— What to do —
Set down the full listing exactly as given. Any pictures are to be left out.

— Recorded information —

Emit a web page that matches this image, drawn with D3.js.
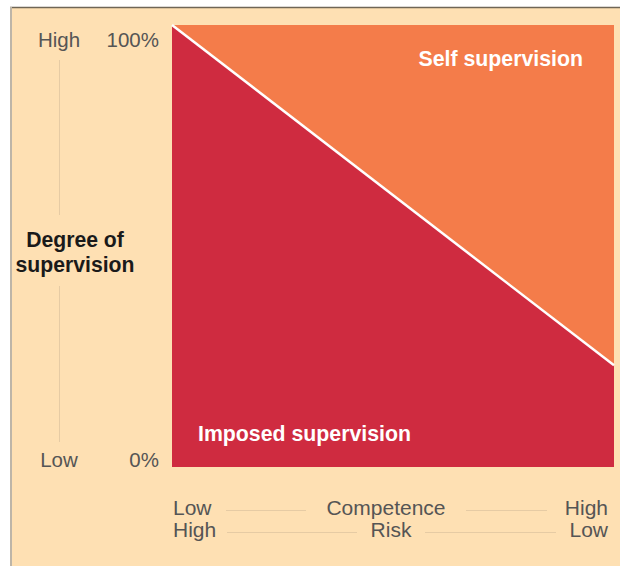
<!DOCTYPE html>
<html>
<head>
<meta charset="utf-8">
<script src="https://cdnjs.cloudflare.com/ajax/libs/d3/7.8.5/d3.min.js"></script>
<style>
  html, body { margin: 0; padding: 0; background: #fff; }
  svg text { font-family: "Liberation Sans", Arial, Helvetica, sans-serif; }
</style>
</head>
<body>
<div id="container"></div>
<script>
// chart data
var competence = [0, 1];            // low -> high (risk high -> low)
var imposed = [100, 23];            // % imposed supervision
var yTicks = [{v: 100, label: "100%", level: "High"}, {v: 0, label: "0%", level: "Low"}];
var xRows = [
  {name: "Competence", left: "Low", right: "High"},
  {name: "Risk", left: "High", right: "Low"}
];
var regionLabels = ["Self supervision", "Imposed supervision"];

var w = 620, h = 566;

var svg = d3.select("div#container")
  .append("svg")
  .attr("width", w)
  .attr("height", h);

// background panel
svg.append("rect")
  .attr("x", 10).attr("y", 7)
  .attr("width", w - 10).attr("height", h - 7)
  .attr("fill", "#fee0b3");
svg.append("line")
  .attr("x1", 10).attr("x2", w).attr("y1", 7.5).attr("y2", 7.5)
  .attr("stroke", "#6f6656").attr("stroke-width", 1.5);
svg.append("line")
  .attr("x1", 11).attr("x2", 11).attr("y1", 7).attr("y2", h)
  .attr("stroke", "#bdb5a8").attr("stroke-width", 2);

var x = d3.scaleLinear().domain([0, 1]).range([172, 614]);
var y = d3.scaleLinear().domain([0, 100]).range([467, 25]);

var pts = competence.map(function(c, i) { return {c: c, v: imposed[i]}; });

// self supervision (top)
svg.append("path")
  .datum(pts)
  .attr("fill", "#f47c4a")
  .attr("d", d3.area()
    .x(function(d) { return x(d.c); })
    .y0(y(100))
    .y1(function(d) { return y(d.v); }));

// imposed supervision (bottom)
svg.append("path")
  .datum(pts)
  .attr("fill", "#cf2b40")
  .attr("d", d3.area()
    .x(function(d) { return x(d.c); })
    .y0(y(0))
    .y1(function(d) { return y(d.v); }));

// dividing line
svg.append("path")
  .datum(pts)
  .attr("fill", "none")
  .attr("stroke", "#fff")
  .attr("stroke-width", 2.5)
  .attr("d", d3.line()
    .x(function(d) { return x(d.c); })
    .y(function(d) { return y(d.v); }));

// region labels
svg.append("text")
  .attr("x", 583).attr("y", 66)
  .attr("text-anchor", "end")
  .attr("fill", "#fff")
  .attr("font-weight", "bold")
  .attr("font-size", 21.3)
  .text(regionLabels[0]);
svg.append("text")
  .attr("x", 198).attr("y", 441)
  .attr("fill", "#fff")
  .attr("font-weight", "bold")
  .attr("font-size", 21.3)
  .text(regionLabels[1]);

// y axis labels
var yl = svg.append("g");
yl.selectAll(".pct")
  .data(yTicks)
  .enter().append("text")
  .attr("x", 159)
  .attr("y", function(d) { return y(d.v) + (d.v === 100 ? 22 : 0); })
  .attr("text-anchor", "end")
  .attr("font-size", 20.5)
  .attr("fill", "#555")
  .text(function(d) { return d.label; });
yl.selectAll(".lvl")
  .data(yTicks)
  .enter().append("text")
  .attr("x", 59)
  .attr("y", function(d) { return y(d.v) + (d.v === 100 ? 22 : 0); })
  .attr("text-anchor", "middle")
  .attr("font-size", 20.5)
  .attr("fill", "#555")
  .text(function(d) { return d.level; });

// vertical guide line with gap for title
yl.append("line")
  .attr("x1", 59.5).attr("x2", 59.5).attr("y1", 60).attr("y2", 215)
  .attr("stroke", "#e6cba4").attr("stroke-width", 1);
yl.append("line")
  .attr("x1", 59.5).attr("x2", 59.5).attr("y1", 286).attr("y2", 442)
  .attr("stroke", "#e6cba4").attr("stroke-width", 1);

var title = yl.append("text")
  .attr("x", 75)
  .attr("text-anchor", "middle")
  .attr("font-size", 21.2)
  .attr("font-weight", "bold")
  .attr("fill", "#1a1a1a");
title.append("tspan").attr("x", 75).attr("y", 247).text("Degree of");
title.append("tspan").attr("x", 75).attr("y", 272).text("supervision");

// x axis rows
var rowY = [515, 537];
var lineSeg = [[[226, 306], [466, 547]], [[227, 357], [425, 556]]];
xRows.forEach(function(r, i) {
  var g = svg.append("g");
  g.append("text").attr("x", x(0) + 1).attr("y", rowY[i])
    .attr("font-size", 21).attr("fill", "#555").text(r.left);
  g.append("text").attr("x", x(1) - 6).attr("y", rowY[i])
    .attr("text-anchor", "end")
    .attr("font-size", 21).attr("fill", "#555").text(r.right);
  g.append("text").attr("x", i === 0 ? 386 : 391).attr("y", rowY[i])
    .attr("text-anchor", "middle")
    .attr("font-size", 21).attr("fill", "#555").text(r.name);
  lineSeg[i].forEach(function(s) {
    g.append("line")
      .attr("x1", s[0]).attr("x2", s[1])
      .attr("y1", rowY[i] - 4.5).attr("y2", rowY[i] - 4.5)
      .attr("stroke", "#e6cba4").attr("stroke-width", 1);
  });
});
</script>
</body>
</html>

— Exercise result —
Emit a web page that matches this image, drawn with D3.js.
<!DOCTYPE html>
<html>
<head>
<meta charset="utf-8">
<script src="https://cdnjs.cloudflare.com/ajax/libs/d3/7.8.5/d3.min.js"></script>
<style>
  html, body { margin: 0; padding: 0; background: #fff; }
  svg text { font-family: "Liberation Sans", Arial, Helvetica, sans-serif; }
</style>
</head>
<body>
<div id="container"></div>
<script>
// chart data
var competence = [0, 1];            // low -> high (risk high -> low)
var imposed = [100, 23];            // % imposed supervision
var yTicks = [{v: 100, label: "100%", level: "High"}, {v: 0, label: "0%", level: "Low"}];
var xRows = [
  {name: "Competence", left: "Low", right: "High"},
  {name: "Risk", left: "High", right: "Low"}
];
var regionLabels = ["Self supervision", "Imposed supervision"];

var w = 620, h = 566;

var svg = d3.select("div#container")
  .append("svg")
  .attr("width", w)
  .attr("height", h);

// background panel
svg.append("rect")
  .attr("x", 10).attr("y", 7)
  .attr("width", w - 10).attr("height", h - 7)
  .attr("fill", "#fee0b3");
svg.append("line")
  .attr("x1", 10).attr("x2", w).attr("y1", 7.5).attr("y2", 7.5)
  .attr("stroke", "#6f6656").attr("stroke-width", 1.5);
svg.append("line")
  .attr("x1", 11).attr("x2", 11).attr("y1", 7).attr("y2", h)
  .attr("stroke", "#bdb5a8").attr("stroke-width", 2);

var x = d3.scaleLinear().domain([0, 1]).range([172, 614]);
var y = d3.scaleLinear().domain([0, 100]).range([467, 25]);

var pts = competence.map(function(c, i) { return {c: c, v: imposed[i]}; });

// self supervision (top)
svg.append("path")
  .datum(pts)
  .attr("fill", "#f47c4a")
  .attr("d", d3.area()
    .x(function(d) { return x(d.c); })
    .y0(y(100))
    .y1(function(d) { return y(d.v); }));

// imposed supervision (bottom)
svg.append("path")
  .datum(pts)
  .attr("fill", "#cf2b40")
  .attr("d", d3.area()
    .x(function(d) { return x(d.c); })
    .y0(y(0))
    .y1(function(d) { return y(d.v); }));

// dividing line
svg.append("path")
  .datum(pts)
  .attr("fill", "none")
  .attr("stroke", "#fff")
  .attr("stroke-width", 2.5)
  .attr("d", d3.line()
    .x(function(d) { return x(d.c); })
    .y(function(d) { return y(d.v); }));

// region labels
svg.append("text")
  .attr("x", 583).attr("y", 66)
  .attr("text-anchor", "end")
  .attr("fill", "#fff")
  .attr("font-weight", "bold")
  .attr("font-size", 21.3)
  .text(regionLabels[0]);
svg.append("text")
  .attr("x", 198).attr("y", 441)
  .attr("fill", "#fff")
  .attr("font-weight", "bold")
  .attr("font-size", 21.3)
  .text(regionLabels[1]);

// y axis labels
var yl = svg.append("g");
yl.selectAll(".pct")
  .data(yTicks)
  .enter().append("text")
  .attr("x", 159)
  .attr("y", function(d) { return y(d.v) + (d.v === 100 ? 22 : 0); })
  .attr("text-anchor", "end")
  .attr("font-size", 20.5)
  .attr("fill", "#555")
  .text(function(d) { return d.label; });
yl.selectAll(".lvl")
  .data(yTicks)
  .enter().append("text")
  .attr("x", 59)
  .attr("y", function(d) { return y(d.v) + (d.v === 100 ? 22 : 0); })
  .attr("text-anchor", "middle")
  .attr("font-size", 20.5)
  .attr("fill", "#555")
  .text(function(d) { return d.level; });

// vertical guide line with gap for title
yl.append("line")
  .attr("x1", 59.5).attr("x2", 59.5).attr("y1", 60).attr("y2", 215)
  .attr("stroke", "#e6cba4").attr("stroke-width", 1);
yl.append("line")
  .attr("x1", 59.5).attr("x2", 59.5).attr("y1", 286).attr("y2", 442)
  .attr("stroke", "#e6cba4").attr("stroke-width", 1);

var title = yl.append("text")
  .attr("x", 75)
  .attr("text-anchor", "middle")
  .attr("font-size", 21.2)
  .attr("font-weight", "bold")
  .attr("fill", "#1a1a1a");
title.append("tspan").attr("x", 75).attr("y", 247).text("Degree of");
title.append("tspan").attr("x", 75).attr("y", 272).text("supervision");

// x axis rows
var rowY = [515, 537];
var lineSeg = [[[226, 306], [466, 547]], [[227, 357], [425, 556]]];
xRows.forEach(function(r, i) {
  var g = svg.append("g");
  g.append("text").attr("x", x(0) + 1).attr("y", rowY[i])
    .attr("font-size", 21).attr("fill", "#555").text(r.left);
  g.append("text").attr("x", x(1) - 6).attr("y", rowY[i])
    .attr("text-anchor", "end")
    .attr("font-size", 21).attr("fill", "#555").text(r.right);
  g.append("text").attr("x", i === 0 ? 386 : 391).attr("y", rowY[i])
    .attr("text-anchor", "middle")
    .attr("font-size", 21).attr("fill", "#555").text(r.name);
  lineSeg[i].forEach(function(s) {
    g.append("line")
      .attr("x1", s[0]).attr("x2", s[1])
      .attr("y1", rowY[i] - 4.5).attr("y2", rowY[i] - 4.5)
      .attr("stroke", "#e6cba4").attr("stroke-width", 1);
  });
});
</script>
</body>
</html>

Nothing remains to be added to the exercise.